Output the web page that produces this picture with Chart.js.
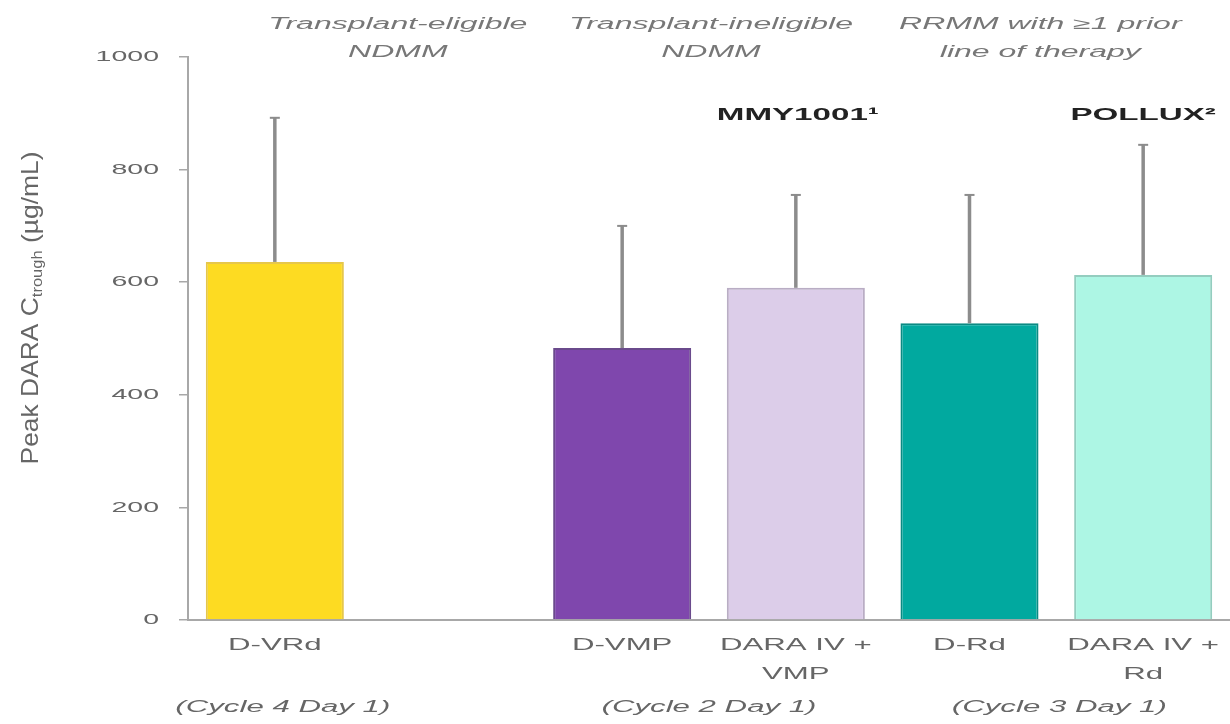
<!DOCTYPE html>
<html>
<head>
<meta charset="utf-8">
<script src="https://cdn.jsdelivr.net/npm/chart.js@4"></script>
<style>
  html, body { margin:0; padding:0; background:#fff; }
  #wrap { width:1230px; height:724px; }
</style>
</head>
<body>
<div id="wrap"><canvas id="chartCtrough" width="1230" height="724"></canvas></div>
<script>
/* Peak DARA Ctrough by regimen */

const categories = ["D-VRd", "", "D-VMP", ["DARA IV +", "VMP"], "D-Rd", ["DARA IV +", "Rd"]];
const meanValues = [636, null, 483, 590, 527, 613];
const upperValues = [892, null, 700, 755, 755, 844];
const yTicks = [0, 200, 400, 600, 800, 1000];

const barColors = ["#FDDB22", "#ffffff", "#7F47AD", "#DCCDE9", "#01A99F", "#ADF6E4"];
const barBorders = ["#e6c74a", "#ffffff", "#6a4a8c", "#b9adc4", "#0b8a83", "#94cdbf"];

const FONT = "'Liberation Sans', Arial, sans-serif";
const STRETCH = 1.95;

// text is wide in the source picture, so draw it stretched sideways
function wideText(ctx, text, x, y, font, align, sx) {
    ctx.save();
    ctx.translate(x, y);
    ctx.scale(sx || STRETCH, 1);
    ctx.font = font;
    ctx.textAlign = align || "center";
    ctx.textBaseline = "middle";
    ctx.fillText(text, 0, 0);
    ctx.restore();
}

const errorBars = {
    id: "errorBars",
    afterDatasetsDraw(chart) {
        const ctx = chart.ctx;
        const y = chart.scales.y;
        const meta = chart.getDatasetMeta(0);
        ctx.save();
        ctx.strokeStyle = "#8c8c8c";
        meta.data.forEach((bar, i) => {
            if (upperValues[i] == null) return;
            const top = y.getPixelForValue(upperValues[i]);
            const base = y.getPixelForValue(meanValues[i]);
            ctx.lineWidth = 3.5;
            ctx.beginPath();
            ctx.moveTo(bar.x, base);
            ctx.lineTo(bar.x, top);
            ctx.stroke();
            ctx.lineWidth = 2;
            ctx.beginPath();
            ctx.moveTo(bar.x - 5, top);
            ctx.lineTo(bar.x + 5, top);
            ctx.stroke();
        });
        ctx.restore();
    }
};

const annotations = {
    id: "annotations",
    afterDraw(chart) {
        const ctx = chart.ctx;
        const x = chart.scales.x;
        const y = chart.scales.y;
        const px = i => x.getPixelForValue(i);
        ctx.save();

        // y tick labels
        ctx.fillStyle = "#666";
        yTicks.forEach(v => {
            wideText(ctx, String(v), 159, y.getPixelForValue(v), "15px " + FONT, "right", 1.9);
        });

        // x category labels
        chart.data.labels.forEach((lab, i) => {
            const lines = Array.isArray(lab) ? lab : [lab];
            lines.forEach((t, k) => {
                wideText(ctx, t, px(i), 646 + k * 29, "16px " + FONT);
            });
        });

        // cycle labels
        ctx.fillStyle = "#666";
        const cyc = "italic 16px " + FONT;
        wideText(ctx, "(Cycle 4 Day 1)", px(0) + 8, 708, cyc);
        wideText(ctx, "(Cycle 2 Day 1)", (px(2) + px(3)) / 2, 708, cyc);
        wideText(ctx, "(Cycle 3 Day 1)", (px(4) + px(5)) / 2 + 3, 708, cyc);

        // group headers
        ctx.fillStyle = "#777";
        const hf = "italic 16px " + FONT;
        const headers = [
            [px(0) + 123, ["Transplant-eligible", "NDMM"]],
            [(px(2) + px(3)) / 2 + 2, ["Transplant-ineligible", "NDMM"]],
            [(px(4) + px(5)) / 2 - 16, ["RRMM with \u22651 prior", "line of therapy"]]
        ];
        headers.forEach(h => {
            wideText(ctx, h[1][0], h[0], 25, hf, "center", 2.0);
            wideText(ctx, h[1][1], h[0], 53, hf, "center", 2.0);
        });

        // study names
        ctx.fillStyle = "#222";
        const bf = "bold 17px " + FONT;
        wideText(ctx, "MMY1001\u00b9", px(3) + 2, 115, bf);
        wideText(ctx, "POLLUX\u00b2", px(5), 115, bf);

        // y axis title with subscript
        ctx.fillStyle = "#666";
        ctx.translate(31, 308);
        ctx.rotate(-Math.PI / 2);
        ctx.scale(1.1, 1);
        ctx.textAlign = "left";
        ctx.textBaseline = "middle";
        const a = "Peak DARA C", sub = "trough", b = " (\u00b5g/mL)";
        ctx.font = "24px " + FONT;
        const wa = ctx.measureText(a).width, wb = ctx.measureText(b).width;
        ctx.font = "15px " + FONT;
        const ws = ctx.measureText(sub).width;
        const start = -(wa + ws + wb) / 2;
        ctx.font = "24px " + FONT;
        ctx.fillText(a, start, 0);
        ctx.font = "15px " + FONT;
        ctx.fillText(sub, start + wa, 7);
        ctx.font = "24px " + FONT;
        ctx.fillText(b, start + wa + ws, 0);
        ctx.restore();
    }
};

new Chart(document.getElementById("chartCtrough").getContext("2d"), {
    type: "bar",
    data: {
        labels: categories,
        datasets: [{
            data: meanValues,
            backgroundColor: barColors,
            borderColor: barBorders,
            borderWidth: 2,
            barPercentage: 0.795,
            categoryPercentage: 1
        }]
    },
    options: {
        responsive: false,
        animation: false,
        layout: { padding: { top: 57, right: 0, left: 0, bottom: 0 } },
        plugins: {
            legend: { display: false },
            tooltip: { enabled: false }
        },
        scales: {
            y: {
                min: 0,
                max: 1000,
                afterBuildTicks: s => { s.ticks = yTicks.map(v => ({ value: v })); },
                afterFit: s => { s.width = 188; },
                border: { color: "#a8a8a8", width: 2 },
                grid: { drawOnChartArea: false, tickLength: 9, color: "#a8a8a8", lineWidth: 1.5 },
                ticks: { display: false }
            },
            x: {
                afterFit: s => { s.height = 104; },
                border: { color: "#a8a8a8", width: 2 },
                grid: { display: false },
                ticks: { display: false }
            }
        }
    },
    plugins: [errorBars, annotations]
});
</script>
</body>
</html>
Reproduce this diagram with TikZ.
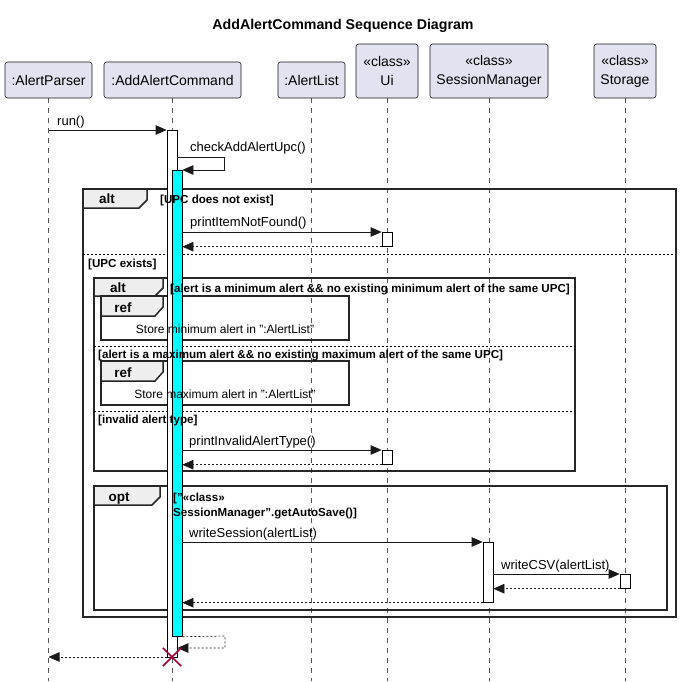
\documentclass[tikz,border=0pt]{standalone}
\usepackage{fontspec}
\setmainfont{Liberation Sans}
\usetikzlibrary{arrows.meta}
\definecolor{partfill}{HTML}{E2E2F0}
\definecolor{partline}{HTML}{181818}
\definecolor{tabfill}{HTML}{EEEEEE}
\definecolor{destroyc}{HTML}{A80036}
\definecolor{lifec}{HTML}{555555}
\definecolor{actcyan}{HTML}{00FFFF}
\begin{document}
\begin{tikzpicture}[x=1pt,y=-1pt,
  part/.style={draw=partline, fill=partfill, rounded corners=2.5pt, inner sep=0pt, align=center,
    font=\fontsize{14}{19}\selectfont, minimum height=36pt, line width=0.6pt},
  lifeline/.style={draw=lifec, line width=0.5pt, dash pattern=on 5pt off 5pt},
  act/.style={draw=black, fill=white, line width=0.7pt, minimum width=10pt, inner sep=0pt, anchor=north},
  actc/.style={act, fill=actcyan},
  msg/.style={draw=black!90, line width=0.7pt, -{Triangle[length=11pt,width=9.5pt]}},
  ret/.style={msg, dash pattern=on 2pt off 2pt},
  mtext/.style={font=\fontsize{13}{15}\selectfont, anchor=base west, inner sep=0pt},
  gtext/.style={font=\bfseries\fontsize{11.6}{13}\selectfont, anchor=base west, inner sep=0pt},
  tabtext/.style={font=\bfseries\fontsize{13.5}{15}\selectfont, anchor=base, inner sep=0pt},
  reftext/.style={font=\fontsize{12}{14}\selectfont, anchor=base, inner sep=0pt},
  frame/.style={draw=black!85, line width=1.5pt},
  tab/.style={frame, fill=tabfill},
  sep/.style={draw=black, line width=0.6pt, dash pattern=on 2pt off 2pt}]
\useasboundingbox[fill=white] (0,0) rectangle (683,681);

% title
\node[font=\bfseries\fontsize{14.2}{16}\selectfont, anchor=base, inner sep=0pt] (title) at (343,29) {AddAlertCommand Sequence Diagram};

% participants
\node[part, minimum width=87pt] (ap) at (48.5,80) {:AlertParser};
\node[part, minimum width=137pt] (ac) at (172.5,80) {:AddAlertCommand};
\node[part, minimum width=67pt] (al) at (311.5,80) {:AlertList};
\node[part, minimum width=62pt, minimum height=54pt] (ui) at (387,71) {«class»\\Ui};
\node[part, minimum width=118pt, minimum height=54pt] (sm) at (489,71) {«class»\\SessionManager};
\node[part, minimum width=62pt, minimum height=54pt] (st) at (625,71) {«class»\\Storage};

% lifelines
\coordinate (apE) at (48.5,681);
\coordinate (acE) at (172,681);
\coordinate (alE) at (311.5,681);
\coordinate (uiE) at (387,681);
\coordinate (smE) at (489,681);
\coordinate (stE) at (625,681);
\draw[lifeline] (ap.south) -- (apE);
\draw[lifeline] (ac.south -| acE) -- (acE);
\draw[lifeline] (al.south) -- (alE);
\draw[lifeline] (ui.south) -- (uiE);
\draw[lifeline] (sm.south) -- (smE);
\draw[lifeline] (st.south) -- (stE);

% frames: outer alt
\draw[frame] (83,189) rectangle (676,617);
\draw[tab] (83,189) -- (147,189) -- (147,200) -- (139,208) -- (83,208) -- cycle;
\node[tabtext] (t1) at (107,203.5) {alt};
\draw[sep] (83,254) -- (676,254);

% inner alt
\draw[frame] (94,278) rectangle (575,471);
\draw[tab] (94,278) -- (163,278) -- (163,288) -- (155,296) -- (94,296) -- cycle;
\node[tabtext] (t2) at (118,292.5) {alt};
\draw[sep] (94,346) -- (575,346);
\draw[sep] (94,411) -- (575,411);

% ref 1
\draw[frame] (101,296) rectangle (349,340);
\draw[tab] (101,296) -- (163,296) -- (163,307) -- (155,316) -- (101,316) -- cycle;
\node[tabtext] (r1) at (123,312) {ref};
% ref 2
\draw[frame] (101,361) rectangle (349,405);
\draw[tab] (101,361) -- (163,361) -- (163,372) -- (155,381) -- (101,381) -- cycle;
\node[tabtext] (r2) at (123,377) {ref};

% opt
\draw[frame] (94,486) rectangle (667,610);
\draw[tab] (94,486) -- (160,486) -- (160,497) -- (152,505) -- (94,505) -- cycle;
\node[tabtext] (t3) at (119,501) {opt};

% activations
\node[act, minimum height=527pt] (actA) at (172,130) {};
\node[actc, minimum height=466pt] (actC) at (177,170) {};
\node[act, minimum height=14pt] (ui1) at (387,232) {};
\node[act, minimum height=14pt] (ui2) at (387,450) {};
\node[act, minimum height=60pt] (sm1) at (488,542) {};
\node[act, minimum height=14pt] (st1) at (625,574) {};

% guard texts
\node[gtext] (g1) at (160,203) {[UPC does not exist]};
\node[gtext] (g2) at (88,267) {[UPC exists]};
\node[gtext] (g3) at (170,292) {[alert is a minimum alert \&\& no existing minimum alert of the same UPC]};
\node[gtext] (g4) at (98,358) {[alert is a maximum alert \&\& no existing maximum alert of the same UPC]};
\node[gtext] (g5) at (98,423) {[invalid alert type]};
\node[gtext] (g6) at (173,501) {["«class»};
\node[gtext] (g7) at (173,516) {SessionManager".getAutoSave()]};

% ref texts
\node[reftext] (rt1) at (225,333) {Store minimum alert in ":AlertList"};
\node[reftext] (rt2) at (225,398) {Store maximum alert in ":AlertList"};

% messages
\coordinate (m1s) at (48.5,130);
\draw[msg] (m1s) -- (actA.north west);
\node[mtext] (l1) at (57,125) {run()};

\coordinate (self1a) at (224,157);
\coordinate (self1b) at (224,170);
\draw[msg] (actA.east |- self1a) -- (self1a) -- (self1b) -- (actC.north east);
\node[mtext] (l2) at (190,151) {checkAddAlertUpc()};

\draw[msg] (actC.east |- ui1.north) -- (ui1.north west);
\draw[ret] (ui1.south west) -- (actC.east |- ui1.south);
\node[mtext] (l3) at (190,226) {printItemNotFound()};

\draw[msg] (actC.east |- ui2.north) -- (ui2.north west);
\draw[ret] (ui2.south west) -- (actC.east |- ui2.south);
\node[mtext] (l4) at (189,445) {printInvalidAlertType()};

\draw[msg] (actC.east |- sm1.north) -- (sm1.north west);
\node[mtext] (l5) at (189,537) {writeSession(alertList)};

\draw[msg] (sm1.east |- st1.north) -- (st1.north west);
\draw[ret] (st1.south west) -- (sm1.east |- st1.south);
\node[mtext] (l6) at (501,569) {writeCSV(alertList)};

\draw[ret] (sm1.south west) -- (actC.east |- sm1.south);

\coordinate (self2a) at (225,636);
\coordinate (self2b) at (225,648);
\draw[ret] (actC.south east) -- (self2a) -- (self2b) -- (actA.east |- self2b);

\coordinate (retP) at (48.5,657);
\draw[ret] (actA.west |- retP) -- (retP);

% destroy
\node[inner sep=0pt, minimum size=18pt] (dx) at (172,657) {};
\draw[destroyc, line width=1.5pt] (dx.north west) -- (dx.south east) (dx.north east) -- (dx.south west);
\end{tikzpicture}
\end{document}
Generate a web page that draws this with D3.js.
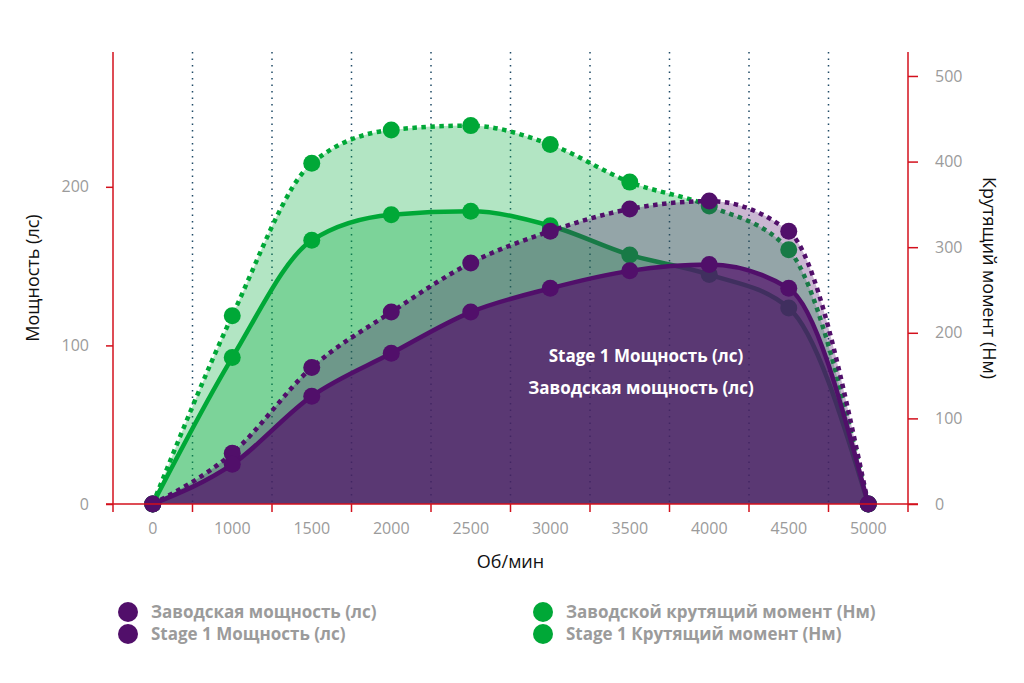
<!DOCTYPE html>
<html>
<head>
<meta charset="utf-8">
<script src="https://cdn.jsdelivr.net/npm/d3@7"></script>
<style>
  body { margin: 0; background: #fff; }
  text { font-family: "Open Sans", Lato, sans-serif; }
</style>
</head>
<body>
<div id="chart"></div>
<script>
// обороты
const rpm = ["0", "1000", "1500", "2000", "2500", "3000", "3500", "4000", "4500", "5000"];
// мощность (лс)
const powerStock = [0, 25, 68, 95, 121, 136, 147, 151, 136, 0];
const powerStage1 = [0, 32, 86, 121, 152, 172, 186, 191, 172, 0];
// крутящий момент (Нм)
const torqueStock = [0, 171, 308, 338, 342, 325, 291, 268, 229, 0];
const torqueStage1 = [0, 220, 398, 437, 442, 420, 376, 348, 297, 0];

const powerTicks = [0, 100, 200];
const torqueTicks = [0, 100, 200, 300, 400, 500];

const PURPLE = "rgb(81,15,106)";
const GREEN = "rgb(0,168,55)";
const RED = "#d3101c";

const width = 1024, height = 683;
const plotLeft = 113, plotRight = 908, plotTop = 52, plotBottom = 504;

const svg = d3.select("#chart").append("svg")
    .attr("width", width)
    .attr("height", height);

const x = d3.scaleBand().domain(rpm).range([plotLeft, plotRight]).padding(0);
const cx = (d) => x(d) + x.bandwidth() / 2;
const yPower = d3.scaleLinear().domain([0, 285]).range([plotBottom, plotTop]);
const yTorque = d3.scaleLinear().domain([0, 528]).range([plotBottom, plotTop]);

//Grille verticale pointillée
svg.append("g")
    .selectAll("line")
    .data(rpm.slice(1))
    .join("line")
    .attr("x1", (d) => x(d))
    .attr("x2", (d) => x(d))
    .attr("y1", plotTop)
    .attr("y2", plotBottom)
    .attr("stroke", "#1f4a66")
    .attr("stroke-width", 1.5)
    .attr("stroke-dasharray", "1.5 5");

// séries: d'abord le couple (vert), puis la puissance (violet)
const series = [
    { values: torqueStage1, y: yTorque, color: GREEN, fill: 0.3, dashed: true },
    { values: torqueStock, y: yTorque, color: GREEN, fill: 0.3, dashed: false },
    { values: powerStage1, y: yPower, color: PURPLE, fill: 0.3, dashed: true },
    { values: powerStock, y: yPower, color: PURPLE, fill: 0.7, dashed: false },
];

series.forEach((s) => {
    const pts = s.values.map((v, i) => [cx(rpm[i]), s.y(v)]);
    const g = svg.append("g");

    g.append("path")
        .attr("d", d3.area().x((d) => d[0]).y0(plotBottom).y1((d) => d[1]).curve(d3.curveMonotoneX)(pts))
        .attr("fill", s.color)
        .attr("fill-opacity", s.fill);

    g.append("path")
        .attr("d", d3.line().curve(d3.curveMonotoneX)(pts))
        .attr("fill", "none")
        .attr("stroke", s.color)
        .attr("stroke-width", 4.5)
        .attr("stroke-dasharray", s.dashed ? "4.5 4.5" : null);

    g.selectAll("circle")
        .data(pts)
        .join("circle")
        .attr("cx", (d) => d[0])
        .attr("cy", (d) => d[1])
        .attr("r", 8.5)
        .attr("fill", s.color);
});

//Axes
const axisLines = svg.append("g").attr("stroke", RED).attr("stroke-width", 1.5);
axisLines.append("line").attr("x1", plotLeft - 7).attr("x2", plotRight + 10).attr("y1", plotBottom).attr("y2", plotBottom);
axisLines.append("line").attr("x1", plotLeft).attr("x2", plotLeft).attr("y1", plotTop).attr("y2", plotBottom + 8);
axisLines.append("line").attr("x1", plotRight).attr("x2", plotRight).attr("y1", plotTop).attr("y2", plotBottom + 8);
axisLines.selectAll(".xt")
    .data(rpm.slice(1))
    .join("line")
    .attr("class", "xt")
    .attr("x1", (d) => x(d))
    .attr("x2", (d) => x(d))
    .attr("y1", plotBottom)
    .attr("y2", plotBottom + 8);

const styleAxis = (g) => {
    g.select(".domain").remove();
    g.selectAll(".tick line").attr("stroke", RED).attr("stroke-width", 1.5);
    g.selectAll(".tick text")
        .attr("fill", "#9b9b9b")
        .attr("font-size", 16)
        .attr("font-family", "Lato, sans-serif");
};

svg.append("g")
    .attr("transform", `translate(0,${plotBottom})`)
    .call(d3.axisBottom(x).tickSize(0).tickPadding(19))
    .call(styleAxis);

svg.append("g")
    .attr("transform", `translate(${plotLeft},0)`)
    .call(d3.axisLeft(yPower).tickValues(powerTicks).tickSize(7).tickPadding(17))
    .call(styleAxis);

svg.append("g")
    .attr("transform", `translate(${plotRight},0)`)
    .call(d3.axisRight(yTorque).tickValues(torqueTicks).tickSize(10).tickPadding(17))
    .call(styleAxis);

//Titres des axes
svg.append("text")
    .attr("transform", `translate(39,${(plotTop + plotBottom) / 2}) rotate(-90)`)
    .attr("text-anchor", "middle")
    .attr("font-size", 18)
    .attr("fill", "#111")
    .text("Мощность (лс)");

svg.append("text")
    .attr("transform", `translate(983,${(plotTop + plotBottom) / 2}) rotate(90)`)
    .attr("text-anchor", "middle")
    .attr("font-size", 18)
    .attr("fill", "#111")
    .text("Крутящий момент (Нм)");

svg.append("text")
    .attr("x", (plotLeft + plotRight) / 2)
    .attr("y", 568)
    .attr("text-anchor", "middle")
    .attr("font-size", 18)
    .attr("fill", "#111")
    .text("Об/мин");

//Étiquettes dans le graphe
svg.append("text")
    .attr("x", 646).attr("y", 362)
    .attr("text-anchor", "middle")
    .attr("font-size", 17).attr("font-weight", "bold")
    .attr("fill", "#fff")
    .text("Stage 1 Мощность (лс)");

svg.append("text")
    .attr("x", 641).attr("y", 394)
    .attr("text-anchor", "middle")
    .attr("font-size", 17).attr("font-weight", "bold")
    .attr("fill", "#fff")
    .text("Заводская мощность (лс)");

//Légende
const legendItems = [
    { label: "Заводская мощность (лс)", color: PURPLE, x: 128, y: 612 },
    { label: "Stage 1 Мощность (лс)", color: PURPLE, x: 128, y: 634 },
    { label: "Заводской крутящий момент (Нм)", color: GREEN, x: 543, y: 612 },
    { label: "Stage 1 Крутящий момент (Нм)", color: GREEN, x: 543, y: 634 },
];

const legend = svg.append("g")
    .selectAll("g")
    .data(legendItems)
    .join("g")
    .attr("transform", (d) => `translate(${d.x},${d.y})`);

legend.append("circle").attr("r", 10).attr("fill", (d) => d.color);
legend.append("text")
    .attr("x", 23)
    .attr("y", 6)
    .attr("font-size", 17)
    .attr("font-weight", "bold")
    .attr("fill", "#9b9b9b")
    .text((d) => d.label);
</script>
</body>
</html>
..............................
**Exercise details**
Extract the lines exactly, please: the first line of the listing, the line with "const yTicks = [0, 200, 400, 600, 800, 1000];", and every line between them, but no pictures.

**The reply**
Output the web page that produces this picture with Chart.js.
<!DOCTYPE html>
<html>
<head>
<meta charset="utf-8">
<script src="https://cdn.jsdelivr.net/npm/chart.js@4"></script>
<style>
  html, body { margin:0; padding:0; background:#fff; }
  #wrap { width:1230px; height:724px; }
</style>
</head>
<body>
<div id="wrap"><canvas id="chartCtrough" width="1230" height="724"></canvas></div>
<script>
/* Peak DARA Ctrough by regimen */

const categories = ["D-VRd", "", "D-VMP", ["DARA IV +", "VMP"], "D-Rd", ["DARA IV +", "Rd"]];
const meanValues = [636, null, 483, 590, 527, 613];
const upperValues = [892, null, 700, 755, 755, 844];
const yTicks = [0, 200, 400, 600, 800, 1000];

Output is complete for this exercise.